** Begin DATA SECTION **
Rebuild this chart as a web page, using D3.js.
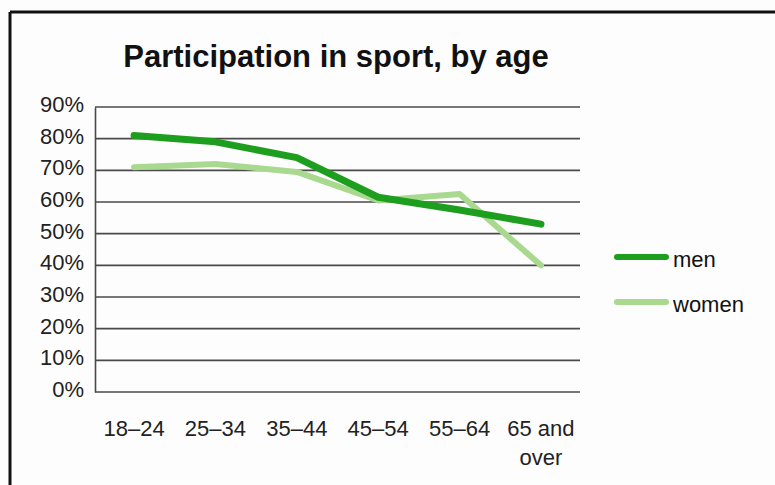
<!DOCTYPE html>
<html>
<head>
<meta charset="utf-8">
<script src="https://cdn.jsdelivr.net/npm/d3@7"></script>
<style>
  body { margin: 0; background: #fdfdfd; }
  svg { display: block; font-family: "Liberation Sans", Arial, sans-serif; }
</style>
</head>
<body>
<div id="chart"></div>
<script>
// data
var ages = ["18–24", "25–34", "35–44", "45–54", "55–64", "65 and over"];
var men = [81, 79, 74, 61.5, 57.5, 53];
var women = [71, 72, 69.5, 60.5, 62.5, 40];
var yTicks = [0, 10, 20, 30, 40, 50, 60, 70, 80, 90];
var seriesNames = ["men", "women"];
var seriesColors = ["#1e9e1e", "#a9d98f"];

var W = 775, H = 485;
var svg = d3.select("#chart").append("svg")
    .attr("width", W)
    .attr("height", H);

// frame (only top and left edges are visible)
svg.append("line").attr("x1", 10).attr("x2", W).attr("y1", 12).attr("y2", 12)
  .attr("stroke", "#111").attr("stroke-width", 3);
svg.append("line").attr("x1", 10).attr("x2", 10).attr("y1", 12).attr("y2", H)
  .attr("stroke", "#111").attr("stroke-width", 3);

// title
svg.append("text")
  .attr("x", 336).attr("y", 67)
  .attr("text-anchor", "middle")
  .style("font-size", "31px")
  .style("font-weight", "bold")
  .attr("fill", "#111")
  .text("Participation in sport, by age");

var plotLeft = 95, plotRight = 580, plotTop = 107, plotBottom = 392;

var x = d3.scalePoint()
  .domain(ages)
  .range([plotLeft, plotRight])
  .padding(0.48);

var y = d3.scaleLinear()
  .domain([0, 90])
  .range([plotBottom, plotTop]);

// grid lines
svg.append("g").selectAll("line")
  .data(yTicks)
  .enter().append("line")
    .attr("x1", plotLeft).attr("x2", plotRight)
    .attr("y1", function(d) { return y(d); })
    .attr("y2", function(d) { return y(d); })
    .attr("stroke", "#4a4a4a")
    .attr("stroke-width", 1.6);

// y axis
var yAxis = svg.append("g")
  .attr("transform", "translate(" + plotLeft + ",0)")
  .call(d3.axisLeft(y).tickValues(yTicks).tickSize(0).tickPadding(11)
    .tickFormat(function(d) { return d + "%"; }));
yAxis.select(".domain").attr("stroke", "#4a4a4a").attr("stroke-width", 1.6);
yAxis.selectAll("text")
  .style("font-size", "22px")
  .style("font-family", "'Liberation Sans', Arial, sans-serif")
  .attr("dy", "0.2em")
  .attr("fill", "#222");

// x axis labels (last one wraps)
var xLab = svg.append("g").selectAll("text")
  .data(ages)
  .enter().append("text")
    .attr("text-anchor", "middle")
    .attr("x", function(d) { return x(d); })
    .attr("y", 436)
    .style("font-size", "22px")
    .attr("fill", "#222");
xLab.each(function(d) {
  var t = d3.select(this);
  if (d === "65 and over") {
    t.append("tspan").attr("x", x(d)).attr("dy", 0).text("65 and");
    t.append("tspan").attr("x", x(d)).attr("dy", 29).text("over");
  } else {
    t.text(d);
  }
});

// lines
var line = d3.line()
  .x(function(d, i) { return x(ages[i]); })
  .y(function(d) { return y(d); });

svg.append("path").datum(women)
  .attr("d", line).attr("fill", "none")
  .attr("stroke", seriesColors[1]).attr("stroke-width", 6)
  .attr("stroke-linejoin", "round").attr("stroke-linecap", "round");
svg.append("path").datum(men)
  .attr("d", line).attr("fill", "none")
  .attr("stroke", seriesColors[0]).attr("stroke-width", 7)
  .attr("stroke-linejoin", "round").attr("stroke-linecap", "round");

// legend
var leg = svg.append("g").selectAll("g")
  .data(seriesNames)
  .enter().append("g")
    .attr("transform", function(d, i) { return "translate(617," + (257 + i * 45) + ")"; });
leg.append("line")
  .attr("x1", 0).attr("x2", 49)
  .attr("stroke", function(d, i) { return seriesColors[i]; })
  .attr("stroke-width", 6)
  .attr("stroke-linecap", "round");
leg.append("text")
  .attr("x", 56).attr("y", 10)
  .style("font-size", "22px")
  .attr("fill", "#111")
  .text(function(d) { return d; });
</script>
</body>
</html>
** End DATA SECTION **
» **GOAL**: Images in the data above are to be skipped. Retype all other material exactly.

» **TASK ANSWER**:
Rebuild this chart as a web page, using D3.js.
<!DOCTYPE html>
<html>
<head>
<meta charset="utf-8">
<script src="https://cdn.jsdelivr.net/npm/d3@7"></script>
<style>
  body { margin: 0; background: #fdfdfd; }
  svg { display: block; font-family: "Liberation Sans", Arial, sans-serif; }
</style>
</head>
<body>
<div id="chart"></div>
<script>
// data
var ages = ["18–24", "25–34", "35–44", "45–54", "55–64", "65 and over"];
var men = [81, 79, 74, 61.5, 57.5, 53];
var women = [71, 72, 69.5, 60.5, 62.5, 40];
var yTicks = [0, 10, 20, 30, 40, 50, 60, 70, 80, 90];
var seriesNames = ["men", "women"];
var seriesColors = ["#1e9e1e", "#a9d98f"];

var W = 775, H = 485;
var svg = d3.select("#chart").append("svg")
    .attr("width", W)
    .attr("height", H);

// frame (only top and left edges are visible)
svg.append("line").attr("x1", 10).attr("x2", W).attr("y1", 12).attr("y2", 12)
  .attr("stroke", "#111").attr("stroke-width", 3);
svg.append("line").attr("x1", 10).attr("x2", 10).attr("y1", 12).attr("y2", H)
  .attr("stroke", "#111").attr("stroke-width", 3);

// title
svg.append("text")
  .attr("x", 336).attr("y", 67)
  .attr("text-anchor", "middle")
  .style("font-size", "31px")
  .style("font-weight", "bold")
  .attr("fill", "#111")
  .text("Participation in sport, by age");

var plotLeft = 95, plotRight = 580, plotTop = 107, plotBottom = 392;

var x = d3.scalePoint()
  .domain(ages)
  .range([plotLeft, plotRight])
  .padding(0.48);

var y = d3.scaleLinear()
  .domain([0, 90])
  .range([plotBottom, plotTop]);

// grid lines
svg.append("g").selectAll("line")
  .data(yTicks)
  .enter().append("line")
    .attr("x1", plotLeft).attr("x2", plotRight)
    .attr("y1", function(d) { return y(d); })
    .attr("y2", function(d) { return y(d); })
    .attr("stroke", "#4a4a4a")
    .attr("stroke-width", 1.6);

// y axis
var yAxis = svg.append("g")
  .attr("transform", "translate(" + plotLeft + ",0)")
  .call(d3.axisLeft(y).tickValues(yTicks).tickSize(0).tickPadding(11)
    .tickFormat(function(d) { return d + "%"; }));
yAxis.select(".domain").attr("stroke", "#4a4a4a").attr("stroke-width", 1.6);
yAxis.selectAll("text")
  .style("font-size", "22px")
  .style("font-family", "'Liberation Sans', Arial, sans-serif")
  .attr("dy", "0.2em")
  .attr("fill", "#222");

// x axis labels (last one wraps)
var xLab = svg.append("g").selectAll("text")
  .data(ages)
  .enter().append("text")
    .attr("text-anchor", "middle")
    .attr("x", function(d) { return x(d); })
    .attr("y", 436)
    .style("font-size", "22px")
    .attr("fill", "#222");
xLab.each(function(d) {
  var t = d3.select(this);
  if (d === "65 and over") {
    t.append("tspan").attr("x", x(d)).attr("dy", 0).text("65 and");
    t.append("tspan").attr("x", x(d)).attr("dy", 29).text("over");
  } else {
    t.text(d);
  }
});

// lines
var line = d3.line()
  .x(function(d, i) { return x(ages[i]); })
  .y(function(d) { return y(d); });

svg.append("path").datum(women)
  .attr("d", line).attr("fill", "none")
  .attr("stroke", seriesColors[1]).attr("stroke-width", 6)
  .attr("stroke-linejoin", "round").attr("stroke-linecap", "round");
svg.append("path").datum(men)
  .attr("d", line).attr("fill", "none")
  .attr("stroke", seriesColors[0]).attr("stroke-width", 7)
  .attr("stroke-linejoin", "round").attr("stroke-linecap", "round");

// legend
var leg = svg.append("g").selectAll("g")
  .data(seriesNames)
  .enter().append("g")
    .attr("transform", function(d, i) { return "translate(617," + (257 + i * 45) + ")"; });
leg.append("line")
  .attr("x1", 0).attr("x2", 49)
  .attr("stroke", function(d, i) { return seriesColors[i]; })
  .attr("stroke-width", 6)
  .attr("stroke-linecap", "round");
leg.append("text")
  .attr("x", 56).attr("y", 10)
  .style("font-size", "22px")
  .attr("fill", "#111")
  .text(function(d) { return d; });
</script>
</body>
</html>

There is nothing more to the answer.